Defensively, Gomes made four plays without any problem.  He handled a hard one-hopper and made the forceout at third on the first one.

I think Gomes has the tools to become an average third baseman but I can see where he may struggle at the get-go.  He doesn’t have a very good ready position; Gomes is upright and his glove is also up.  He has a tendency to hop with the pitch, which makes his first step slow.

I remember a scouting director telling me that getting rid of the pre-pitch hop made all the difference in the world for Robin Ventura.  The Chicago White Sox 1st-round pick out of Oklahoma State in 1988, Ventura was a tremendous pure hitting prospect whom most scouts graded out as a poor defender.  They believed he would have to move across the infield and work hard to become even adequate at first base.

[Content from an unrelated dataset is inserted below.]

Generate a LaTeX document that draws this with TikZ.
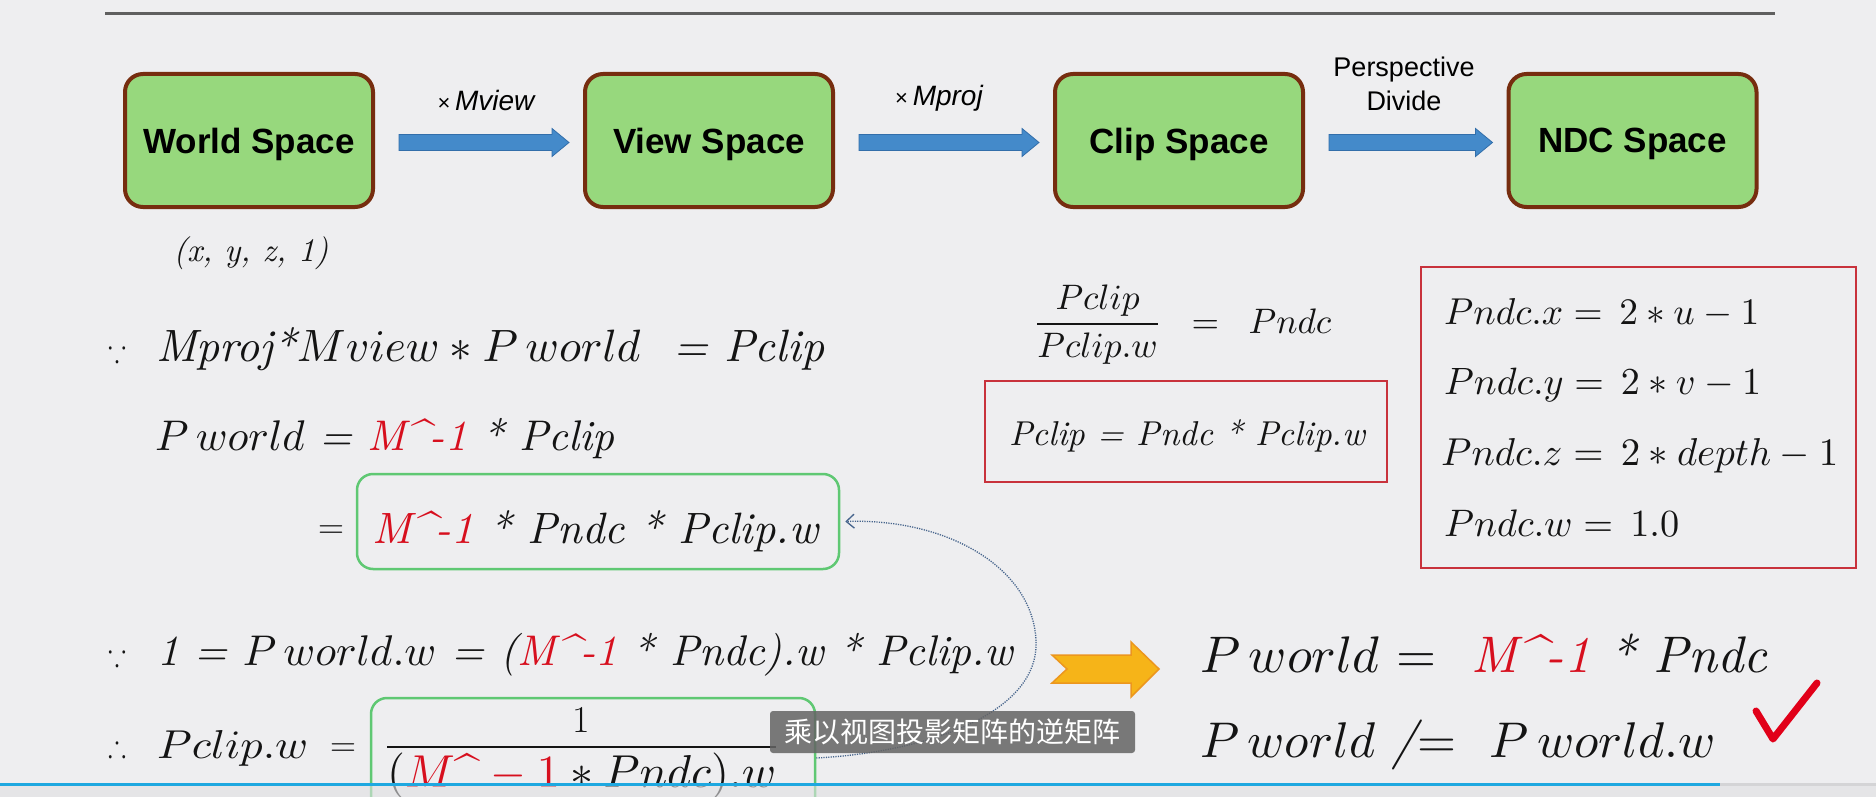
\documentclass[tikz,border=0pt]{standalone}
\usepackage{amsmath,amssymb}
\usepackage{graphicx}
\usepackage{fontspec}
\newfontfamily\headfont{Liberation Sans}
\newfontfamily\cjkfont{Noto Sans CJK SC}
\usetikzlibrary{calc,arrows.meta}

\definecolor{bg}{RGB}{238,238,240}
\definecolor{rulegray}{RGB}{95,95,95}
\definecolor{boxgreen}{RGB}{151,216,125}
\definecolor{boxbrown}{RGB}{118,45,15}
\definecolor{flowblue}{RGB}{68,138,202}
\definecolor{flowblueedge}{RGB}{50,110,170}
\definecolor{mred}{RGB}{215,15,30}
\definecolor{framered}{RGB}{200,50,60}
\definecolor{framegreen}{RGB}{95,200,115}
\definecolor{curveblue}{RGB}{70,100,140}
\definecolor{orangefill}{RGB}{246,180,24}
\definecolor{orangeedge}{RGB}{236,150,30}
\definecolor{barblue}{RGB}{30,168,224}
\definecolor{bargray}{RGB}{212,212,214}
\definecolor{stripgray}{RGB}{224,224,226}
\definecolor{ink}{RGB}{20,20,20}
\definecolor{checkred}{RGB}{225,0,25}
\definecolor{subgray}{RGB}{100,100,100}

% scale a piece of text to a given width (in pt)
\newcommand\fitw[2]{\resizebox{#1pt}{!}{#2}}
% the red inverse-matrix term
\newcommand\minv{\textcolor{mred}{M\textasciicircum-1}}

% block arrow between two stage boxes
\newcommand\flowarrow[2]{%
  \path ($(#1.east)+(24,2)$) coordinate (fa) ($(#2.west)+(-14,2)$) coordinate (fb);
  \filldraw[flow] ($(fa)+(0,-8)$) -- ($(fb)+(-17,-8)$) -- ($(fb)+(-17,-14)$) -- (fb)
    -- ($(fb)+(-17,14)$) -- ($(fb)+(-17,8)$) -- ($(fa)+(0,8)$) -- cycle;}

\begin{document}
\begin{tikzpicture}[x=1pt,y=-1pt,
  spacebox/.style={rounded corners=18pt, fill=boxgreen, draw=boxbrown, line width=4pt,
    minimum width=248pt, minimum height=133pt, inner sep=0pt, text depth=0pt,
    font=\headfont\bfseries\fontsize{35}{42}\selectfont},
  flow/.style={fill=flowblue, draw=flowblueedge, line width=0.8pt},
  steplabel/.style={inner sep=0pt, font=\headfont\itshape\fontsize{28}{32}\selectfont},
  persp/.style={inner sep=0pt, align=center, font=\headfont\fontsize{27}{34}\selectfont},
  eq/.style={inner sep=0pt, anchor=base west, text=ink},
  redframe/.style={draw=framered, line width=2.5pt, inner sep=0pt},
  greenframe/.style={draw=framegreen, line width=2.5pt, rounded corners=16pt, inner sep=0pt},
  linkcurve/.style={draw=curveblue, line width=1.3pt, dash pattern=on 1.2pt off 1.2pt,
    -{Straight Barb[length=8pt,width=14pt]}},
  subtitle/.style={fill=subgray, fill opacity=0.85, text opacity=1, text=white,
    rounded corners=3pt, minimum width=365pt, minimum height=42pt, inner sep=0pt,
    font=\cjkfont\fontsize{28}{30}\selectfont}
]
\clip (0,0) rectangle (1876,797);
\fill[bg] (0,0) rectangle (1876,797);
\draw[rulegray, line width=3pt] (105,14) -- (1775,14);

% pipeline of spaces
\node[spacebox] (world) at (249,140.5) {World Space};
\node[spacebox] (view)  at (709,140.5) {View Space};
\node[spacebox] (clip)  at (1179,140.5) {Clip Space};
\node[spacebox] (ndc)   at (1632.5,140.5) {NDC Space};
\flowarrow{world}{view}
\flowarrow{view}{clip}
\flowarrow{clip}{ndc}
\node[steplabel] (lblview) at (486,100) {{\fontsize{22}{24}\selectfont\upshape×}\,Mview};
\node[steplabel] (lblproj) at (939,98) {{\fontsize{22}{24}\selectfont\upshape×}\,Mproj};
\node[persp] (lblpersp) at (1404,84) {Perspective\\Divide};
\node[inner sep=0pt, text=ink] (homog) at (251,253) {\fitw{155}{\itshape (x, y, z, 1)}};

% derivation on the left
\node[eq] (since1) at (108,361) {\resizebox{18pt}{22pt}{$\because$}};
\node[eq] (l1) at (156,361) {\fitw{668}{\itshape Mproj*$Mview\ast P\,world$\ \ = Pclip}};
\node[eq] (l2) at (155,450) {\fitw{459}{$P\,world$ \itshape = \minv{} * Pclip}};
\node[greenframe, minimum width=482pt, minimum height=95pt] (g1) at (598,521.5) {};
\node[inner sep=0pt, text=ink, font=\fontsize{36}{38}\selectfont] (eq3) at (331,532) {=};
\node[eq] (l3) at (372,543) {\fitw{446}{\itshape \minv{} * Pndc * Pclip.w}};
\node[eq] (since2) at (108,665) {\resizebox{18pt}{22pt}{$\because$}};
\node[eq] (l4) at (157,665) {\fitw{856}{\itshape 1 = $P\,world.w$ = (\minv{} * Pndc).w * Pclip.w}};
\node[eq] (hence) at (108,756) {\resizebox{18pt}{22pt}{$\therefore$}};
\node[eq] (l5) at (157,758) {\resizebox{151pt}{28pt}{$Pclip.w$}};
\node[inner sep=0pt, text=ink, font=\fontsize{36}{38}\selectfont] (eq5) at (343,750) {=};
\node[greenframe, minimum width=444pt, minimum height=124pt] (g2) at (593,760) {};
\node[inner sep=0pt, anchor=base, text=ink, font=\fontsize{38}{40}\selectfont] (num) at (581,732) {1};
\node[eq] (den) at (387,787) {\fitw{389}{$(\textcolor{mred}{M\mbox{\textasciicircum}-1}\ast Pndc).w$}};
\draw[ink, line width=2.5pt] ($(den.north west)+(0,-5)$) -- ($(den.north east)+(0,-5)$);

% perspective divide relations on the right
\node[eq] (ratio) at (1033,333) {\fitw{298}{$\dfrac{Pclip}{Pclip.w}\;\;=\;\;Pndc$}};
\node[redframe, minimum width=402pt, minimum height=101pt] (pclipbox) at (1186,431.5) {};
\node[eq] (pcliptext) at (1009,445) {\fitw{356}{\itshape Pclip = Pndc * Pclip.w}};
\node[redframe, minimum width=435pt, minimum height=301pt] (ndcbox) at (1638.5,417.5) {};
\node[eq] (nx) at (1444,324) {\fitw{315}{$Pndc.x=\,2\ast u-1$}};
\node[eq] (ny) at (1444,394) {\fitw{317}{$Pndc.y=\,2\ast v-1$}};
\node[eq] (nz) at (1441,465) {\fitw{397}{$Pndc.z=\,2\ast depth-1$}};
\node[eq] (nw) at (1444,536) {\fitw{235}{$Pndc.w=\,1.0$}};

% result
\filldraw[fill=orangefill, draw=orangeedge, line width=1.5pt]
  (1052,655) -- (1131,655) -- (1131,642) -- (1159,669) -- (1131,697) -- (1131,683)
  -- (1052,683) -- (1067,669) -- cycle;
\node[eq] (r1) at (1200,672) {\fitw{567}{$P\,world$ =\ \ \itshape\minv{} * Pndc}};
\node[eq] (r2) at (1200,757) {\fitw{516}{$P\,world$ \itshape/\upshape=\ \ $P\,world.w$}};
\draw[checkred, line width=7pt, line cap=round, line join=round]
  (1756,711) -- (1773,739) -- (1817,683);

% dotted link between the two boxed terms
\draw[linkcurve] ($(g2.east)+(0,-2)$) .. controls (930,752) and (1040,712) .. (1036,640)
  .. controls (1032,566) and (945,518) .. ($(g1.east)+(5,0)$);

% caption overlay and player bar
\node[subtitle] (sub) at (952.5,732) {乘以视图投影矩阵的逆矩阵};
\fill[stripgray, opacity=0.6] (0,785.5) rectangle (1876,797);
\fill[barblue] (0,782.5) rectangle (1720,785.5);
\fill[bargray] (1720,782.5) rectangle (1876,785.5);
\end{tikzpicture}
\end{document}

Strangely enough, Ventura would go on to win five gold gloves at third base in the big leagues.  This former scouting director told me the White Sox corrected the hop early in the minors and his first step improved remarkably.

(Also oddly enough, Ventura would go on to a career batting average of “only” .267.  Most scouts envisioned a bad-defense, high-average, “not much power” guy and he turned into a 294 homerun slugger with five gold gloves.)

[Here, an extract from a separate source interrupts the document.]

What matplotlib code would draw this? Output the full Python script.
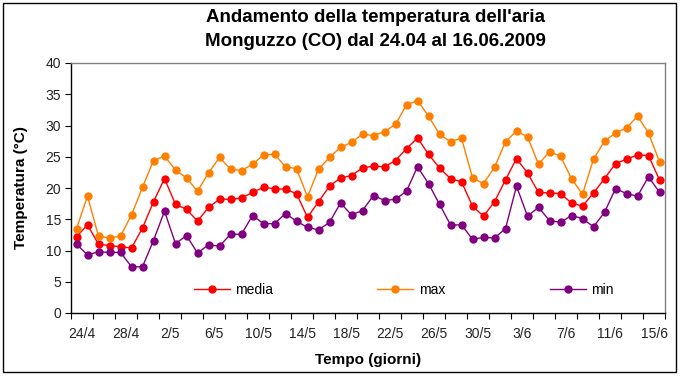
import matplotlib
matplotlib.use("Agg")
import matplotlib.pyplot as plt
from matplotlib.patches import Rectangle
import datetime as dt

# Daily air temperatures, Monguzzo (CO), 24 April - 16 June 2009
start = dt.date(2009, 4, 24)
n_days = 54
days = [start + dt.timedelta(days=i) for i in range(n_days)]

t_media = [12.2, 14.1, 11.0, 10.8, 10.6, 10.4, 13.6, 17.8, 21.5, 17.4,
           16.6, 14.7, 16.9, 18.2, 18.2, 18.4, 19.3, 20.1, 19.9, 19.8,
           19.1, 15.3, 17.8, 20.3, 21.6, 22.0, 23.2, 23.5, 23.4, 24.4,
           26.3, 28.0, 25.4, 23.2, 21.5, 21.0, 17.1, 15.5, 17.8, 21.3,
           24.7, 22.4, 19.3, 19.2, 19.1, 17.6, 17.1, 19.2, 21.5, 23.9,
           24.6, 25.3, 25.2, 21.3]
t_max = [13.5, 18.7, 12.3, 12.0, 12.3, 15.7, 20.1, 24.4, 25.1, 22.9,
         21.6, 19.5, 22.4, 24.9, 23.0, 22.8, 23.8, 25.3, 25.4, 23.4,
         23.1, 18.6, 23.0, 24.9, 26.5, 27.3, 28.6, 28.4, 29.0, 30.2,
         33.3, 34.0, 31.5, 28.6, 27.4, 28.0, 21.6, 20.7, 23.3, 27.4,
         29.1, 28.2, 23.8, 25.8, 25.1, 21.5, 19.0, 24.6, 27.5, 28.8,
         29.6, 31.5, 28.8, 24.2]
t_min = [11.0, 9.3, 9.8, 9.7, 9.7, 7.4, 7.4, 11.6, 16.3, 11.1,
         12.4, 9.6, 10.9, 10.7, 12.6, 12.6, 15.6, 14.3, 14.3, 15.9,
         14.7, 13.7, 13.3, 14.5, 17.6, 15.7, 16.4, 18.8, 18.0, 18.2,
         19.5, 23.4, 20.7, 17.4, 14.1, 14.1, 11.8, 12.1, 12.0, 13.5,
         20.3, 15.5, 16.9, 14.8, 14.5, 15.6, 15.1, 13.8, 16.1, 19.9,
         19.1, 18.7, 21.8, 19.3]

series_names = ["media", "max", "min"]
series_colors = ["#FF0000", "#FF7F00", "#800080"]

day_labels = [f"{d.day}/{d.month}" for d in days]
label_step = 4
tick_step = 2

fig = plt.figure(figsize=(6.8, 3.76), dpi=100)
fig.patch.set_facecolor("white")

# outer chart frame
fig.patches.append(Rectangle((3 / 680, 4 / 376), 673 / 680, 369 / 376,
                             transform=fig.transFigure, fill=False,
                             edgecolor="black", linewidth=1.0))

ax = fig.add_axes([71 / 680, (376 - 313) / 376, 594 / 680, 250 / 376])

x = list(range(n_days))
for vals, name, col in zip([t_media, t_max, t_min], series_names, series_colors):
    ax.plot(x, vals, color=col, linewidth=1.0, marker="o", markersize=6,
            markeredgewidth=0, label=name, clip_on=False)

ax.set_xlim(-0.5, n_days - 0.5)
ax.set_ylim(0, 40)
ax.set_yticks(range(0, 41, 5))

# tick marks every two days, labels every four days centred between ticks
ax.set_xticks([i - 0.5 for i in range(0, n_days + 1, tick_step)])
ax.set_xticklabels([])
ax.set_xticks([i + 0.5 for i in range(0, n_days, label_step)], minor=True)
ax.set_xticklabels([day_labels[i] for i in range(0, n_days, label_step)],
                   minor=True)
ax.tick_params(axis="x", which="minor", length=0, pad=10)
ax.tick_params(axis="x", which="major", direction="out", length=4, width=0.8)
ax.tick_params(axis="y", direction="out", length=4, width=0.8, pad=3)

for lab in ax.get_xticklabels(minor=True) + ax.get_yticklabels():
    lab.set_fontfamily("Liberation Sans")
    lab.set_fontsize(10)
    lab.set_color("#222222")

for side in ["left", "bottom"]:
    ax.spines[side].set_color("black")
    ax.spines[side].set_linewidth(1.0)
for side in ["top", "right"]:
    ax.spines[side].set_color("#808080")
    ax.spines[side].set_linewidth(1.0)

ax.set_xlabel("Tempo (giorni)", fontfamily="Liberation Sans",
              fontweight="bold", fontsize=11, labelpad=9)
ax.set_ylabel("Temperatura (°C)", fontfamily="Liberation Sans",
              fontweight="bold", fontsize=11, labelpad=13)

fig.text(375 / 680, 1 - 18 / 376, "Andamento della temperatura dell'aria",
         ha="center", va="center", fontfamily="Liberation Sans",
         fontweight="bold", fontsize=13.5)
fig.text(375 / 680, 1 - 42 / 376, "Monguzzo (CO) dal 24.04 al 16.06.2009",
         ha="center", va="center", fontfamily="Liberation Sans",
         fontweight="bold", fontsize=13.5)

leg = ax.legend(loc="center", bbox_to_anchor=(0.56, 0.092), ncol=3,
                frameon=False, handlelength=2.6, columnspacing=7.5,
                handletextpad=0.4, prop={"family": "Liberation Sans", "size": 10})

fig.savefig("out.png", dpi=100)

I won’t predict that kind of path for Gomes, but I do think he has solid-average hands and the quick transfers to become a major league average defender at the hot corner.  His range is below-average now, but with the said improvements I can see it becoming average.

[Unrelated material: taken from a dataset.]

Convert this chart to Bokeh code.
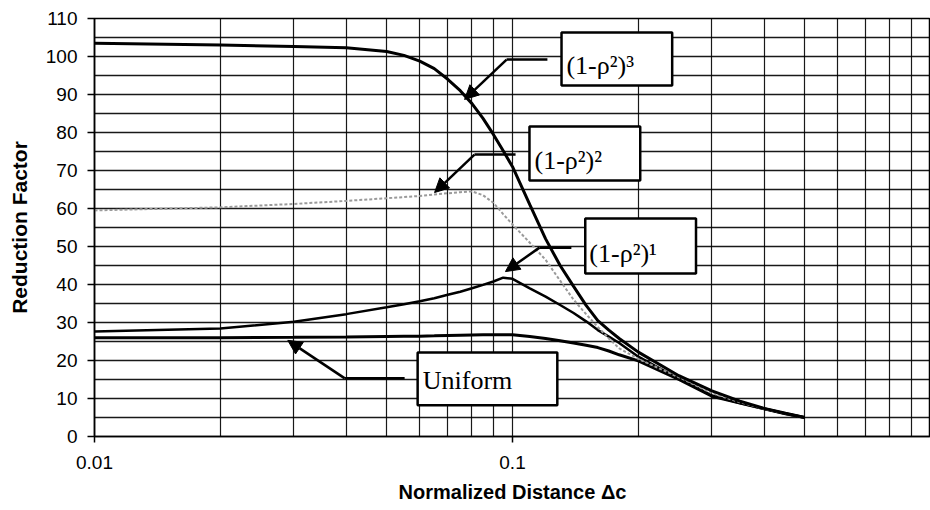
from bokeh.plotting import figure
from bokeh.models import (FixedTicker, Arrow, NormalHead, BoxAnnotation, Label,
                          CustomJSTickFormatter, Range1d)
from bokeh.embed import file_html
from bokeh.resources import INLINE

# ---------------- data ----------------
X = [0.01, 0.02, 0.03, 0.04, 0.05, 0.055, 0.06, 0.065, 0.07, 0.075, 0.08, 0.085,
     0.09, 0.095, 0.1, 0.11, 0.12, 0.13, 0.14, 0.15, 0.16, 0.17, 0.18, 0.2,
     0.25, 0.3, 0.35, 0.4, 0.45, 0.5]
RHO3 = [103.5, 103.0, 102.6, 102.3, 101.3, 100.3, 98.8, 96.8, 94.0, 91.0, 87.6, 83.7,
        79.5, 75.2, 71.0, 61.0, 52.0, 45.0, 39.5, 34.5, 30.5, 28.0, 25.8, 22.2,
        16.0, 12.0, 9.3, 7.4, 6.1, 5.0]
RHO2 = [59.5, 60.3, 61.2, 62.0, 62.7, 63.0, 63.3, 63.7, 64.0, 64.3, 64.5, 63.5,
        61.5, 58.5, 55.8, 51.0, 46.5, 41.0, 36.0, 32.2, 28.8, 25.8, 23.2, 20.4,
        15.6, 11.4, 9.0, 7.3, 6.0, 5.0]
RHO1 = [27.6, 28.4, 30.2, 32.2, 34.0, 34.8, 35.6, 36.4, 37.3, 38.1, 39.0, 39.9,
        40.8, 41.8, 41.5, 39.0, 36.8, 34.6, 32.5, 30.3, 28.0, 26.3, 24.6, 21.0,
        15.2, 10.8, 8.8, 7.3, 6.0, 5.0]
UNIFORM = [26.0, 26.0, 26.1, 26.2, 26.3, 26.35, 26.4, 26.5, 26.6, 26.65, 26.7, 26.75,
           26.8, 26.8, 26.8, 26.3, 25.8, 25.2, 24.6, 24.0, 23.4, 22.5, 21.5, 19.9,
           15.0, 10.6, 8.8, 7.3, 6.0, 5.0]

X_TICKS = [0.01, 0.1]
X_GRID = [0.01, 0.02, 0.03, 0.04, 0.05, 0.06, 0.07, 0.08, 0.09,
          0.1, 0.2, 0.3, 0.4, 0.5, 0.6, 0.7, 0.8, 0.9, 1.0]
Y_TICKS = list(range(0, 111, 10))
Y_GRID = list(range(0, 111, 5))

LABELS = ["(1-ρ²)³", "(1-ρ²)²", "(1-ρ²)¹", "Uniform"]
X_TITLE = "Normalized Distance Δc"
Y_TITLE = "Reduction Factor"

# annotation layout (callout boxes, text anchors, leader lines)
BOXES = [(0.131, 0.241, 106.3, 92.4),
         (0.1098, 0.2021, 81.6, 67.4),
         (0.1493, 0.2748, 57.4, 42.9),
         (0.0593, 0.128, 22.1, 8.2)]
TEXT_POS = [(0.1346, 97.6), (0.1129, 72.6), (0.1527, 48.2), (0.061, 14.7)]
LEADERS = [((0.1212, 99.2), (0.0968, 99.2), (0.0768, 88.7)),
           ((0.1017, 74.2), (0.0811, 74.2), (0.0651, 64.2)),
           ((0.1383, 49.7), (0.116, 49.7), (0.0962, 43.4)),
           ((0.0552, 15.3), (0.0397, 15.3), (0.029, 25.3))]

# ---------------- figure ----------------
p = figure(width=930, height=510, x_axis_type="log",
           x_range=Range1d(0.01, 1.0), y_range=Range1d(0, 110),
           output_backend="svg", toolbar_location=None,
           min_border_left=94, min_border_right=0,
           min_border_top=18, min_border_bottom=74)
p.background_fill_color = "white"
p.border_fill_color = "white"
p.outline_line_color = "black"
p.outline_line_width = 1.5

# axes
p.xaxis.ticker = FixedTicker(ticks=X_TICKS, minor_ticks=[])
p.xaxis.formatter = CustomJSTickFormatter(code="return tick.toString();")
p.yaxis.ticker = FixedTicker(ticks=Y_TICKS, minor_ticks=[])
for ax in (p.xaxis[0], p.yaxis[0]):
    ax.axis_line_color = "black"
    ax.axis_line_width = 1.5
    ax.major_tick_line_color = "black"
    ax.major_tick_line_width = 1.5
    ax.major_tick_in = 0
    ax.minor_tick_in = 0
    ax.minor_tick_out = 0
    ax.major_label_text_font = "Liberation Sans"
    ax.major_label_text_font_size = "19px"
    ax.major_label_text_color = "black"
    ax.axis_label_text_font = "Liberation Sans"
    ax.axis_label_text_font_style = "bold"
    ax.axis_label_text_color = "black"
p.xaxis.major_tick_out = 6
p.yaxis.major_tick_out = 7
p.xaxis.major_label_standoff = 13
p.yaxis.major_label_standoff = 10
p.yaxis.axis_label = Y_TITLE
p.yaxis.axis_label_text_font_size = "21px"
p.yaxis.axis_label_standoff = 12
p.xaxis.axis_label = X_TITLE
p.xaxis.axis_label_text_font_size = "20px"
p.xaxis.axis_label_standoff = 9

# grids
p.xgrid.ticker = FixedTicker(ticks=X_GRID)
p.ygrid.ticker = FixedTicker(ticks=Y_GRID)
p.xgrid.grid_line_color = "black"
p.xgrid.grid_line_width = 1.2
p.ygrid.grid_line_color = "black"
p.ygrid.grid_line_width = 1.5
p.xgrid.grid_line_alpha = 0.9
p.ygrid.grid_line_alpha = 0.9

# curves
p.line(X, UNIFORM, line_color="black", line_width=3)
p.line(X, RHO1, line_color="black", line_width=2.5)
p.line(X, RHO2, line_color="#9a9a9a", line_width=2, line_dash="3 2")
p.line(X, RHO3, line_color="black", line_width=3)

# callouts
for (l, r, t, b), (tx, ty), lab, (a, m, tip) in zip(BOXES, TEXT_POS, LABELS, LEADERS):
    p.add_layout(Arrow(end=None, x_start=a[0], y_start=a[1], x_end=m[0], y_end=m[1],
                       line_color="black", line_width=2.5))
    p.add_layout(Arrow(end=NormalHead(size=14, fill_color="black", line_color="black"),
                       x_start=m[0], y_start=m[1], x_end=tip[0], y_end=tip[1],
                       line_color="black", line_width=2.5))
    p.add_layout(BoxAnnotation(left=l, right=r, top=t, bottom=b,
                               fill_color="white", fill_alpha=1.0,
                               line_color="black", line_width=2.5, line_alpha=1.0))
    p.add_layout(Label(x=tx, y=ty, text=lab, text_font="Liberation Serif",
                       text_font_size="26px", text_color="black",
                       text_baseline="alphabetic", text_align="left"))

open("out.html", "w").write(file_html(p, INLINE))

While I didn’t get any good running times on Gomes (both singles were turns where he didn’t run them out), it was clear from watching his stride that he’s well below-average.  I would say he’s a 35 runner.

The Brazilian-born Gomes played at several Perfect Game events (while attending Miami Southridge High School) and our scouts were always impressed with him as a hitter, especially at the 2005 Perfect Game National Showcase.  Gomes was a catcher at the time and had a best pop-time of 1.83 seconds.  I wonder if he can still catch, if that would be an option at least for utility purposes in pro ball.  Gomes also ran a laser-timed 6.92 60 yard-dash at the 2005 National, but that speed has diminished since in the last four years.

Gomes isn’t going to be a high draft, but first ten rounds is reasonable.  He has a chance to hit and play several positions.  In addition to third base and maybe catcher, Gomes is potentially a first and second baseman.

Senior shortstop Danny Lima is another Miami high school product.  Lima transferred from Tennessee with Gomes and is having a big year for the Barry Buccaneers.  He was attending his brother’s wedding on Friday so I didn’t see him, but Lima’s a certain senior draft who has a chance also to go in the first ten rounds.  Lima is hitting .418-6-36 in 194 at-bats for the year.  RIghthanded pitcher Bobby Hernandez closed the game on Friday with 90-91 MPH fastballs and a 73 MPH curve.  He’s a strong senior draft himself, possibly the middle rounds.

Tampa senior rightfielder and righthanded hitter Steven Broschofsky really smoked the ball in a 2-4 day, including a line-shot line-drive single to right.  The 6-2, 210 Louisiana State transfer has a big league body as well.  His peripheral tools all grade out around 40, so I don’t see him as a high draft but a good senior sign who has a longshot chance to hit his way up.  He’s hitting .361-11-38 in 158 at-bats for the Tampa Spartans.  First baseman Jose Jimenez, who is 5-11, 235, is a lefthanded power plant (.399-10-49 in 158 ABs) who doesn’t project or have much for peripheral tools, but will probably be a late senior sign because he can hit in the low minors.

Scouts had UT lefthanded pitcher Carmine Giardina high on their follow lists coming into the spring.  The junior transferred from Central Florida and had a spot in the rotation early.  He has struggled this year, however, and is no longer projected as an early pick.  Junior righthanded pitcher Alex Koronis, a Miami transfer, pitched the last game of the series on Saturday.  In a complete game 7-inning effort, he beat Barry 7-1.  I didn’t get to see him pitch, but he has some scout buzz on his side.